* GIVEN PROBLEM:
Keep only those lines of the records that include the string "seaborn".

* DATA FOR THIS TASK:

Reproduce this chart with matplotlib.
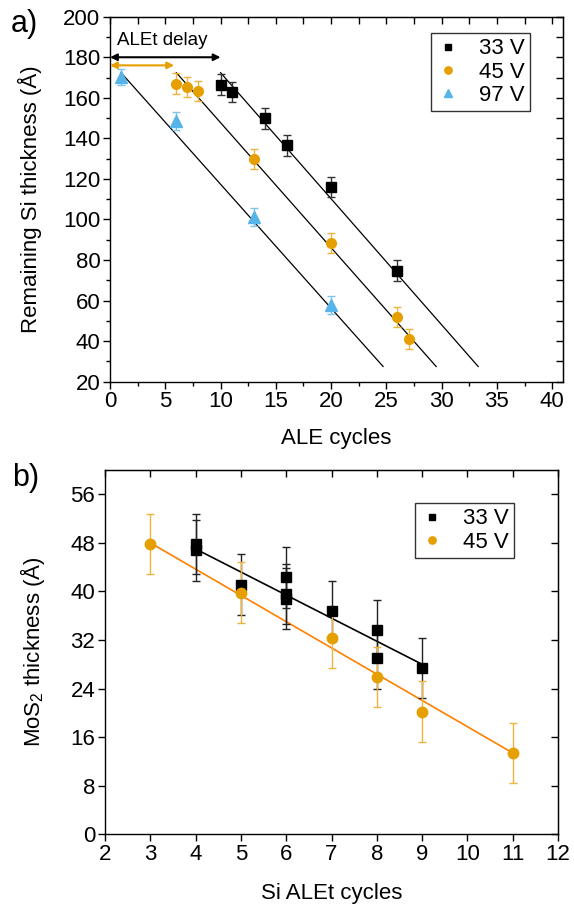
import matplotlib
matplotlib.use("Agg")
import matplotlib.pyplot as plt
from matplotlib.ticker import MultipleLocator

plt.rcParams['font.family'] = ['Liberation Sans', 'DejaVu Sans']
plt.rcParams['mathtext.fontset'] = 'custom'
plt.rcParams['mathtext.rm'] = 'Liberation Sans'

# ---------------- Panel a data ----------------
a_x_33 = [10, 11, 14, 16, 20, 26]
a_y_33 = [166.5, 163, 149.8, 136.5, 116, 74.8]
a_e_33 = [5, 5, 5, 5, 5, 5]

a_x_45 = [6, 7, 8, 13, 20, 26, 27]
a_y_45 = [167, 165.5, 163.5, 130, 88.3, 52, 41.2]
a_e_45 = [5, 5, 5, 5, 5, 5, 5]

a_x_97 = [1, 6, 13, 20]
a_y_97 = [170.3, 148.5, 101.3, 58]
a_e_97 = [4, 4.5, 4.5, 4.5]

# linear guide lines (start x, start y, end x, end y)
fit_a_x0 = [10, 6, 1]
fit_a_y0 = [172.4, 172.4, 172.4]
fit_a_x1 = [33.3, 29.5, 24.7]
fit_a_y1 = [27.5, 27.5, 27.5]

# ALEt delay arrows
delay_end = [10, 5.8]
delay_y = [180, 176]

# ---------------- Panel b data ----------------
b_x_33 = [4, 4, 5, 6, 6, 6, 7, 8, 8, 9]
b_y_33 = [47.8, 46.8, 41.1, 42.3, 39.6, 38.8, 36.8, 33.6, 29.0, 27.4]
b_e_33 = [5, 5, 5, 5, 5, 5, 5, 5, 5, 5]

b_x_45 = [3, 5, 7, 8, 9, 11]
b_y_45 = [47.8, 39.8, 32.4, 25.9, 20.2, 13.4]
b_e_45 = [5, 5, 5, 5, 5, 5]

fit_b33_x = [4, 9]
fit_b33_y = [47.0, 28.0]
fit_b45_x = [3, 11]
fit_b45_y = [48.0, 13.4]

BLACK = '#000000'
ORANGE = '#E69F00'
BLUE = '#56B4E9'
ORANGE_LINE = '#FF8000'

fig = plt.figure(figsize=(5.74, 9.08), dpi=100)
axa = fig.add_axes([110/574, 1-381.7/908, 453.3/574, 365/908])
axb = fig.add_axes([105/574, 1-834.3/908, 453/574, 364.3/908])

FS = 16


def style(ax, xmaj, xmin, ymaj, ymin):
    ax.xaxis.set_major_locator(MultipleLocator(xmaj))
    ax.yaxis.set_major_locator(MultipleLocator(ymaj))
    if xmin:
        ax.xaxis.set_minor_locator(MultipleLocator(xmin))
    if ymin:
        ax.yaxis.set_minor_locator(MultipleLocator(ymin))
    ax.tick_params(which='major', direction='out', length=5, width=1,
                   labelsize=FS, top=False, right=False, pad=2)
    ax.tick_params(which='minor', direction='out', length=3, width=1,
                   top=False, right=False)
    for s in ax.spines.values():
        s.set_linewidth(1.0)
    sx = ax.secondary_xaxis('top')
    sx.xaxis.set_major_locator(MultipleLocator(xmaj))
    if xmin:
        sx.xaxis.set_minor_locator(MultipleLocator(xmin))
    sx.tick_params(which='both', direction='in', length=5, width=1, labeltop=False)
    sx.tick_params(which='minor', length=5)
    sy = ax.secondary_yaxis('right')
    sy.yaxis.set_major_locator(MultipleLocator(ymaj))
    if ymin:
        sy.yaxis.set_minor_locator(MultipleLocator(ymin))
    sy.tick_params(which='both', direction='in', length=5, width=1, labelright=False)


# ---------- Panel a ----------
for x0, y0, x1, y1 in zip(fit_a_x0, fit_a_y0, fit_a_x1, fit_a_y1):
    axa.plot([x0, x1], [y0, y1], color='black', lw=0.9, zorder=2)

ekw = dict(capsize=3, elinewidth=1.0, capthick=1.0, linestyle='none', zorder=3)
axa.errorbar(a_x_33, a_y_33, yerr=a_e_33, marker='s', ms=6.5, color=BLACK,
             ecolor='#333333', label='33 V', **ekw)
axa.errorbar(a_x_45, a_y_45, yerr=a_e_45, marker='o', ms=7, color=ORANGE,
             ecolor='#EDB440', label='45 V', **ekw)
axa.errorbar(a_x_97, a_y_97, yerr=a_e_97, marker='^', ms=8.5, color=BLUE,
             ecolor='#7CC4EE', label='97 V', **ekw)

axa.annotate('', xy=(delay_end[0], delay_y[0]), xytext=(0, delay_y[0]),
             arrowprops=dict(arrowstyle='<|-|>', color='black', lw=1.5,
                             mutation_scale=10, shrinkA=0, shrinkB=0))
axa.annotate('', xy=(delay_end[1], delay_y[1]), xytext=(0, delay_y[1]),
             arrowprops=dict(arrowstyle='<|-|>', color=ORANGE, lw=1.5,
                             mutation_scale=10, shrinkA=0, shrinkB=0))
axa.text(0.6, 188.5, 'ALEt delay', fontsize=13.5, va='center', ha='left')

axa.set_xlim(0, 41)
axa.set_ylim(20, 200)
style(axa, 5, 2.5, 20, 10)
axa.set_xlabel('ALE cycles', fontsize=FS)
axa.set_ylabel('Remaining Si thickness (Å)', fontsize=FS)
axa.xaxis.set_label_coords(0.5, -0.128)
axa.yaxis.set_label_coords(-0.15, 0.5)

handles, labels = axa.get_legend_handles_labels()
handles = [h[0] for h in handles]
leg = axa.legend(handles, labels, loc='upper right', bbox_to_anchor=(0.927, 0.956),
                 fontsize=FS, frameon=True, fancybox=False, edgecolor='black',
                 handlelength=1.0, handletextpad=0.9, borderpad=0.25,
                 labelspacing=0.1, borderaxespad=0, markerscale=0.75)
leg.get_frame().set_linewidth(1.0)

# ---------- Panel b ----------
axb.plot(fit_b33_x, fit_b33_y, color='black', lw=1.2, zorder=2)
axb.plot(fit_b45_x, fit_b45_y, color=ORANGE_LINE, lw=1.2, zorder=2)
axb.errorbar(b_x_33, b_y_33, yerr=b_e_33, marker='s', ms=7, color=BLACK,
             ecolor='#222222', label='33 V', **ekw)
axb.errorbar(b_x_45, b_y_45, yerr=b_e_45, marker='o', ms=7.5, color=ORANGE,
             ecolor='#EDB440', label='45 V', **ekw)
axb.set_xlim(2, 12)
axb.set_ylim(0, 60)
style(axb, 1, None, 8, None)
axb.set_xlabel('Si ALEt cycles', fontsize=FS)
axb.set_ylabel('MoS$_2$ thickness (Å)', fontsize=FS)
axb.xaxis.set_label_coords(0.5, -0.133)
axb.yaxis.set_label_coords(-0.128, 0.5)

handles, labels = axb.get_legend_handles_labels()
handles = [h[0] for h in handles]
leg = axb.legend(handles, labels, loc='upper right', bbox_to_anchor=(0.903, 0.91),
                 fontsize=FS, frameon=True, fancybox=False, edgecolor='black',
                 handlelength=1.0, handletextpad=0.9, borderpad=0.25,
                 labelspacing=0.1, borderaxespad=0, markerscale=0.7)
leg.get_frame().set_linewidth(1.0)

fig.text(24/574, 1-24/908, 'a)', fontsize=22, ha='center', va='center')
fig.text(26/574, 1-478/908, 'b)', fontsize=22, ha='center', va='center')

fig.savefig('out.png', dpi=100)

---

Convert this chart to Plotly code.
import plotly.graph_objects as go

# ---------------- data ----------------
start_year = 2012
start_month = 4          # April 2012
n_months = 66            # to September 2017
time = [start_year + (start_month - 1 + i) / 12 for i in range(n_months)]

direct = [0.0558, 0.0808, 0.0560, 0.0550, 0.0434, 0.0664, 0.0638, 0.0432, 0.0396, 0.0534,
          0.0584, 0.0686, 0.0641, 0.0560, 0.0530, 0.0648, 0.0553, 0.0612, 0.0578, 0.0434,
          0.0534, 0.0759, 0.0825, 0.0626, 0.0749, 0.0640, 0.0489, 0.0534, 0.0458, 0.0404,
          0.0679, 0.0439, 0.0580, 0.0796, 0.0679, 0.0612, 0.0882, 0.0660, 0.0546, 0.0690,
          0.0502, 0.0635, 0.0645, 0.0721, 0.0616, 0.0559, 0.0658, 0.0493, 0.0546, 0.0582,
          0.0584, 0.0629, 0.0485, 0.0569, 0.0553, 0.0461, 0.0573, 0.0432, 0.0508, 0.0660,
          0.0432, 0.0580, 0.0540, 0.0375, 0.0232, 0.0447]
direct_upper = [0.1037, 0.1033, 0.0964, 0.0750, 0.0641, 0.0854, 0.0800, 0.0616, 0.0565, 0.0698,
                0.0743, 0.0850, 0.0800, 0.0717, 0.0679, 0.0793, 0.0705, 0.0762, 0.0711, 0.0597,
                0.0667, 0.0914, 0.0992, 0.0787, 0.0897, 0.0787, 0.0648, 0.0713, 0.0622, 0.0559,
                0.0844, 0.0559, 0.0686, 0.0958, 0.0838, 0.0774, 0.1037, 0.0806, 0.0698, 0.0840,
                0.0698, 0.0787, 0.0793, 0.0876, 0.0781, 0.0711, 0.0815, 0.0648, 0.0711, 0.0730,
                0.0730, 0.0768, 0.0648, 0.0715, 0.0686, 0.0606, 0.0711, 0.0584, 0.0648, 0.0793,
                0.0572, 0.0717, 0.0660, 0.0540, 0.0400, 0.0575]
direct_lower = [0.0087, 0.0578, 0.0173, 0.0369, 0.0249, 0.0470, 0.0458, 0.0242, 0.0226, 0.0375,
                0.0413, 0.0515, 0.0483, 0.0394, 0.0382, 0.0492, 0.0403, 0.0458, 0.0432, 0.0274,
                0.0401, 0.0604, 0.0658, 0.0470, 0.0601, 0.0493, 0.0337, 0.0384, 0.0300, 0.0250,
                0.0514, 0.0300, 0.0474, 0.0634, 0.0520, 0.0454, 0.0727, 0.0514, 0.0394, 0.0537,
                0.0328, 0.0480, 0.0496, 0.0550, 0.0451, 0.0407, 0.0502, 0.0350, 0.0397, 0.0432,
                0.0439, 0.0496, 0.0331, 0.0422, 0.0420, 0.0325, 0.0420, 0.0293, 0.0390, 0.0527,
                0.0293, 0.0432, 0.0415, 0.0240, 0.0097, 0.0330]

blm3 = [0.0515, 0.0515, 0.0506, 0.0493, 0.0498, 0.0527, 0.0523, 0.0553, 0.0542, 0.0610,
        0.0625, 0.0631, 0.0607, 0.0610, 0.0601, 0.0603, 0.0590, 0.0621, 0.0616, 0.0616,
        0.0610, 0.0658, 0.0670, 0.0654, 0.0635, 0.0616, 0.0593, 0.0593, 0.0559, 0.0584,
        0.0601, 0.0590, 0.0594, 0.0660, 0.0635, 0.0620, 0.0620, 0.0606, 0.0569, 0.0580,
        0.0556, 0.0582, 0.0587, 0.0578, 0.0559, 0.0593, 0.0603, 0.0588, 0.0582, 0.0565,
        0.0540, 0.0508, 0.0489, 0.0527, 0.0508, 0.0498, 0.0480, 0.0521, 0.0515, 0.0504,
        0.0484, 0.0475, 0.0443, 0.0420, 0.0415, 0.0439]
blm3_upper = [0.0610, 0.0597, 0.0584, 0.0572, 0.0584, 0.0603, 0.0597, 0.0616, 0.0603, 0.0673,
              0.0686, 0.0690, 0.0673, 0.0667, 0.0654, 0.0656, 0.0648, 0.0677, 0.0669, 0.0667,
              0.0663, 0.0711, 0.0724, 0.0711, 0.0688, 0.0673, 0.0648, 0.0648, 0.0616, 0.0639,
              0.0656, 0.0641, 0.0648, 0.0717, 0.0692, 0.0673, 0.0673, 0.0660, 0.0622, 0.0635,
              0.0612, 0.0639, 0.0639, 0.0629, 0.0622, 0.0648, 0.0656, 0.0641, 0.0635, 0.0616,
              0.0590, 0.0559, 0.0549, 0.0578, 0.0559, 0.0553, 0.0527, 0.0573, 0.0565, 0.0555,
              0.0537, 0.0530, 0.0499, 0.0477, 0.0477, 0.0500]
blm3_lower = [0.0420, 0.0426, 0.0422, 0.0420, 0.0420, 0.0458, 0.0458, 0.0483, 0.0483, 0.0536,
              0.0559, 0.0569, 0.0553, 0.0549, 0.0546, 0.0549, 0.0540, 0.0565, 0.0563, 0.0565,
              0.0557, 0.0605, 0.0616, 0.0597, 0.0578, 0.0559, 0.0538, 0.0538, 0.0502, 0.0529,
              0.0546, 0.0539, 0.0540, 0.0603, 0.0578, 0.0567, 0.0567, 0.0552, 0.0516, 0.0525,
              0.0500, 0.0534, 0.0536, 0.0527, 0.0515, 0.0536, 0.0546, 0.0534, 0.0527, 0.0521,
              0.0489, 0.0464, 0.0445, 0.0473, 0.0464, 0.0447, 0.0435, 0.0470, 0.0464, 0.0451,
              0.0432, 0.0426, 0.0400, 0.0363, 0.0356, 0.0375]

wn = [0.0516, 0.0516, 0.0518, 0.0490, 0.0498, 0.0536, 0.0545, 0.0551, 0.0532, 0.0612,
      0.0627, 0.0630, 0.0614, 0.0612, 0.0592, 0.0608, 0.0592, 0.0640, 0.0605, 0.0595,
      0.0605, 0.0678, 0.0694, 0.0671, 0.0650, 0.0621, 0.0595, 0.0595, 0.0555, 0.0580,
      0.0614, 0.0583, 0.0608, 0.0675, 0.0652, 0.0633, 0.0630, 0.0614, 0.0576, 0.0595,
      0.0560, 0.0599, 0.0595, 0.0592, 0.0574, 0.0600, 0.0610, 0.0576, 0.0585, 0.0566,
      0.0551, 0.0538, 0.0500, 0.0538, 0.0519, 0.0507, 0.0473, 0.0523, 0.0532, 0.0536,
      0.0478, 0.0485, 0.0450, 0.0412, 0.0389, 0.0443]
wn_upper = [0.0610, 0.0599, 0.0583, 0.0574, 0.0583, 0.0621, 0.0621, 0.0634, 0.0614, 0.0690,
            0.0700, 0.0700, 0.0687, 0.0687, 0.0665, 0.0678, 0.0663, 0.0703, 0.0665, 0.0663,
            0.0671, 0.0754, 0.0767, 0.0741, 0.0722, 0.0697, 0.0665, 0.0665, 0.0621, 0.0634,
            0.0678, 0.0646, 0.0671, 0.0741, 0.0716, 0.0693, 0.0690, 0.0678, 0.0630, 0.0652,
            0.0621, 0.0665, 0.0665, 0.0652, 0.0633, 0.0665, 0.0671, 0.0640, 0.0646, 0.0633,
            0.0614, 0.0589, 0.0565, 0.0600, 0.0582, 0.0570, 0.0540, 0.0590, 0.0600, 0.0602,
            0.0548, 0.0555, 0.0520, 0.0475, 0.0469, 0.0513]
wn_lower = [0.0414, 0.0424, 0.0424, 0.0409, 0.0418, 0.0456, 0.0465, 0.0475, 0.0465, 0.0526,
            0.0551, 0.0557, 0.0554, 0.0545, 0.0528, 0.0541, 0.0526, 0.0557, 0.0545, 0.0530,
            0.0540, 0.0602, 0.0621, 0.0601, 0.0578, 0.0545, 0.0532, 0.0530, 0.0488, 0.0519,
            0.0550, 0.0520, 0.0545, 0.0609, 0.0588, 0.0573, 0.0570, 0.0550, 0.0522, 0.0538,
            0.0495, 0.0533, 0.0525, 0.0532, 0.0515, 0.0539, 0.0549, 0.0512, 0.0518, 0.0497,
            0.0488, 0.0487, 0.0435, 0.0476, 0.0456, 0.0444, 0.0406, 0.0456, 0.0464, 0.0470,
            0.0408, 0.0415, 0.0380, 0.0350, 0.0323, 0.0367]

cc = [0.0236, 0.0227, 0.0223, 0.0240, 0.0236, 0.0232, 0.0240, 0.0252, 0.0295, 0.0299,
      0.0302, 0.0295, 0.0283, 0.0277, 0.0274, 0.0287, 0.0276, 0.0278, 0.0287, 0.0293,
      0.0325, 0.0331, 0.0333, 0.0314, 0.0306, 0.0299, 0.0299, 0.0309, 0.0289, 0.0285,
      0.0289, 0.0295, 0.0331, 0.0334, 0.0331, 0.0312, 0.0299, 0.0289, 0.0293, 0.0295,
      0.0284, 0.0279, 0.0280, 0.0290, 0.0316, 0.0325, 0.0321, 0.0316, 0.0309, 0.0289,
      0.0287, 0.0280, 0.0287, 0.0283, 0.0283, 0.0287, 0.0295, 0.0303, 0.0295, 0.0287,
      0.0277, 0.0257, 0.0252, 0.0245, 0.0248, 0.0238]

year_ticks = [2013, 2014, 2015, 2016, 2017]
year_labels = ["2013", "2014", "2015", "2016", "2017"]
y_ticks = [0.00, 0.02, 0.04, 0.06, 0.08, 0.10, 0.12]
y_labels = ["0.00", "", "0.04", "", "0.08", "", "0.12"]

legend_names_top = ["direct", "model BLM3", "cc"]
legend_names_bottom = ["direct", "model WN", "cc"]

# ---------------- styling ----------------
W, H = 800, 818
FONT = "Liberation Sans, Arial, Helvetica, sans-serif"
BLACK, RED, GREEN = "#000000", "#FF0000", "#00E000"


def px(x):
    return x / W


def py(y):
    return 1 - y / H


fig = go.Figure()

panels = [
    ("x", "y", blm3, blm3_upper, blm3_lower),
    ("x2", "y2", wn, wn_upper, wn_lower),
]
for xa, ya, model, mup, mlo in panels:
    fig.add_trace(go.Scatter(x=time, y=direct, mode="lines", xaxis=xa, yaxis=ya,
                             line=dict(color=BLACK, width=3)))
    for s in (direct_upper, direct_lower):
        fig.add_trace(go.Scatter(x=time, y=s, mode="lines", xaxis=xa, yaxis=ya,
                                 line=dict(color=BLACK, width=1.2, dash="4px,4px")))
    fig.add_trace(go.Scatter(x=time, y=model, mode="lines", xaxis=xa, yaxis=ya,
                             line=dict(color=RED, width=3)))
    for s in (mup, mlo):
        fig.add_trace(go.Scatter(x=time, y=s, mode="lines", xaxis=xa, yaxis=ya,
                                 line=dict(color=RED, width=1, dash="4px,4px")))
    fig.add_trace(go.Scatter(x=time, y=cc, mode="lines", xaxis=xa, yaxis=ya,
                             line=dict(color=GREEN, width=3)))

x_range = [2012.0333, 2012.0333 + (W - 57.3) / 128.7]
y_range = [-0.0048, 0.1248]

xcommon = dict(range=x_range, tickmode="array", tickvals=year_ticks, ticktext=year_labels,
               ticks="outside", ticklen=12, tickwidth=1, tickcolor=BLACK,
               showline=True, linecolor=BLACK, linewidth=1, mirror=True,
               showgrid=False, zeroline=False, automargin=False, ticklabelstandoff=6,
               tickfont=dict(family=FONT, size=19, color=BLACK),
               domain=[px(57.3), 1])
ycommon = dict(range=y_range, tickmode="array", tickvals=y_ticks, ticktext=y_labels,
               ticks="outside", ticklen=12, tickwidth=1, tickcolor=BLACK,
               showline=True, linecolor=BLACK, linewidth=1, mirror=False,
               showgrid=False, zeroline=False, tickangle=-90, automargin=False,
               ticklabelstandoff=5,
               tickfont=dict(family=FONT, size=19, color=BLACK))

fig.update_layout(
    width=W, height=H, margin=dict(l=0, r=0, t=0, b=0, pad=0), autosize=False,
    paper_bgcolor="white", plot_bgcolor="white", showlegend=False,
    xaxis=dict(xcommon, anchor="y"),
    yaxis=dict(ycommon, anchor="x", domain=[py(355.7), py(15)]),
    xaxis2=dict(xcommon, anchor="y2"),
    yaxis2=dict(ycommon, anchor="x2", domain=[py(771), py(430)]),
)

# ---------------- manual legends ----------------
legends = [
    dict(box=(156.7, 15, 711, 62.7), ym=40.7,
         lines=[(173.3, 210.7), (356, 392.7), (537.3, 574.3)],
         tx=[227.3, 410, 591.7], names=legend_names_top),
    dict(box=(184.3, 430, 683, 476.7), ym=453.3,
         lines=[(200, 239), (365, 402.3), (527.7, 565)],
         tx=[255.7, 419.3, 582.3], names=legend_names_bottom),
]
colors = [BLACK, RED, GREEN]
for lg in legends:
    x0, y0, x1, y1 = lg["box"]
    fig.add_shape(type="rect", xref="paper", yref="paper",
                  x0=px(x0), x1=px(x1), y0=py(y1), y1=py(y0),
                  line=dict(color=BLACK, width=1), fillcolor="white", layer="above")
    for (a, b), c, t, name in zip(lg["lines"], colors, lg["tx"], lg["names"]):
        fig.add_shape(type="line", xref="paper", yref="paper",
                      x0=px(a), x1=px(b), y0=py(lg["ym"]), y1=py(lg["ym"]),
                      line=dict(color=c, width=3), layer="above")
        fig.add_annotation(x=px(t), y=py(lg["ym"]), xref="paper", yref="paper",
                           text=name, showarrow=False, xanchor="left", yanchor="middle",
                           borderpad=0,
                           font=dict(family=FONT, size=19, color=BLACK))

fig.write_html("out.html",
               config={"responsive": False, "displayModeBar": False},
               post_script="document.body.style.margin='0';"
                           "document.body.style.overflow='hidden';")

---

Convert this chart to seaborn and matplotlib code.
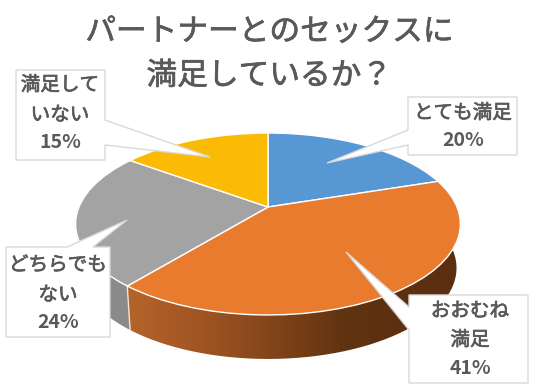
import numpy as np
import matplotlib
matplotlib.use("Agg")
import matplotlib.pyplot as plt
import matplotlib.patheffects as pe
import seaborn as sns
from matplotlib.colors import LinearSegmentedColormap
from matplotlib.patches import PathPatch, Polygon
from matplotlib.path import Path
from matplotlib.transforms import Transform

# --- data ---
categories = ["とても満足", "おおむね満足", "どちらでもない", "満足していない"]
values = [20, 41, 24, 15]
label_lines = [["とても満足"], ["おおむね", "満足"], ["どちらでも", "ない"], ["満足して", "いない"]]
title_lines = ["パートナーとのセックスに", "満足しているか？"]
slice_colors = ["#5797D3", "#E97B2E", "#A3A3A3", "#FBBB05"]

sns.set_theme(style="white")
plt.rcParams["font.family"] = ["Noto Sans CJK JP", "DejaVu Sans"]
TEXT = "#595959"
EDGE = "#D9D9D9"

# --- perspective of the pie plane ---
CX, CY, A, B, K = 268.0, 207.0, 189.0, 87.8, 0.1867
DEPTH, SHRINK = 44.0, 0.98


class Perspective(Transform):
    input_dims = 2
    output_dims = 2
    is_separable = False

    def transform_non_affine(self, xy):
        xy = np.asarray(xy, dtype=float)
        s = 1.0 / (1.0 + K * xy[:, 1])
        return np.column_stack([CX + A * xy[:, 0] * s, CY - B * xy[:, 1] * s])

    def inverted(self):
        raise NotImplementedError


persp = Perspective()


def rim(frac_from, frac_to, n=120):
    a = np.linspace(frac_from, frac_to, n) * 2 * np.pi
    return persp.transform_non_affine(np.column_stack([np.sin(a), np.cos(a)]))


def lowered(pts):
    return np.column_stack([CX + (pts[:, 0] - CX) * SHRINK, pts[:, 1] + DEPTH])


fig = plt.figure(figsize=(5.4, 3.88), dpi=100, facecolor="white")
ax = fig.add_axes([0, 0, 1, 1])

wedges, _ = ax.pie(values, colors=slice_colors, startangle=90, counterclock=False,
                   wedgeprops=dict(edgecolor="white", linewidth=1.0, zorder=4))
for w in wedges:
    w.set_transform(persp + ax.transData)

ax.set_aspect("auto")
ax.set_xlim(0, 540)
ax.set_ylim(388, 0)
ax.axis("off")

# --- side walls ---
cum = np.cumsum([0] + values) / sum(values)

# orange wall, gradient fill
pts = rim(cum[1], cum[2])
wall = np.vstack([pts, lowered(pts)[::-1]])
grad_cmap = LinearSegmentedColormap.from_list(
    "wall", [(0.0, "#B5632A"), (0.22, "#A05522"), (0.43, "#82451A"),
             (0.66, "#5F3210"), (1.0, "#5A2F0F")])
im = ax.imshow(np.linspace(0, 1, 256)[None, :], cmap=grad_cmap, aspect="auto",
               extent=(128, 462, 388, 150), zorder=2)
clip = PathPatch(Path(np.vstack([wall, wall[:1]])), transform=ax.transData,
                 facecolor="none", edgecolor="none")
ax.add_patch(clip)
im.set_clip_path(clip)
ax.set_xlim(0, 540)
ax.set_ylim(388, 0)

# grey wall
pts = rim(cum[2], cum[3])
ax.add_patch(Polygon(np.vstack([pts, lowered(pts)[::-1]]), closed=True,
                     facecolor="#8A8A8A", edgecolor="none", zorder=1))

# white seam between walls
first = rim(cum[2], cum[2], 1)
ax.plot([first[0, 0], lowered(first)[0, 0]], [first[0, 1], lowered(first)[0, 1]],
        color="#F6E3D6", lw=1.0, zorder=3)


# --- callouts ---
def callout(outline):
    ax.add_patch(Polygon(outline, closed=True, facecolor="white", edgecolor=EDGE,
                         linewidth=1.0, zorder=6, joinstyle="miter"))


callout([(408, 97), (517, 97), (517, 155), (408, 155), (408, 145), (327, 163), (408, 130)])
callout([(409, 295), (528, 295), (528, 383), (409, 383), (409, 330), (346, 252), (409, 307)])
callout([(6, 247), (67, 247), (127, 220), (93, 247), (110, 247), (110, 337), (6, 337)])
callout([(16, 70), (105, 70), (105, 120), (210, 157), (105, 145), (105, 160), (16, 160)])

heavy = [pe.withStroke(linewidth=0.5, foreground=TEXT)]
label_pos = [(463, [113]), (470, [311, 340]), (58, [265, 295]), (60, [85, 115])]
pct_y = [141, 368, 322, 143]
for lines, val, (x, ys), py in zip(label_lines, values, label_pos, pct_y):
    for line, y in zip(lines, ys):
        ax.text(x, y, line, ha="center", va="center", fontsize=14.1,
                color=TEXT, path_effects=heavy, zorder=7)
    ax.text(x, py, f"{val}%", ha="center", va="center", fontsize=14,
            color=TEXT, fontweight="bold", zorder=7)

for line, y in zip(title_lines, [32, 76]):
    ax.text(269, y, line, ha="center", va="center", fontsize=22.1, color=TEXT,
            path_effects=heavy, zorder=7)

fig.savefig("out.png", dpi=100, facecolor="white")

* REPLY TO THE TASK:
Convert this chart to seaborn and matplotlib code.
import seaborn as sns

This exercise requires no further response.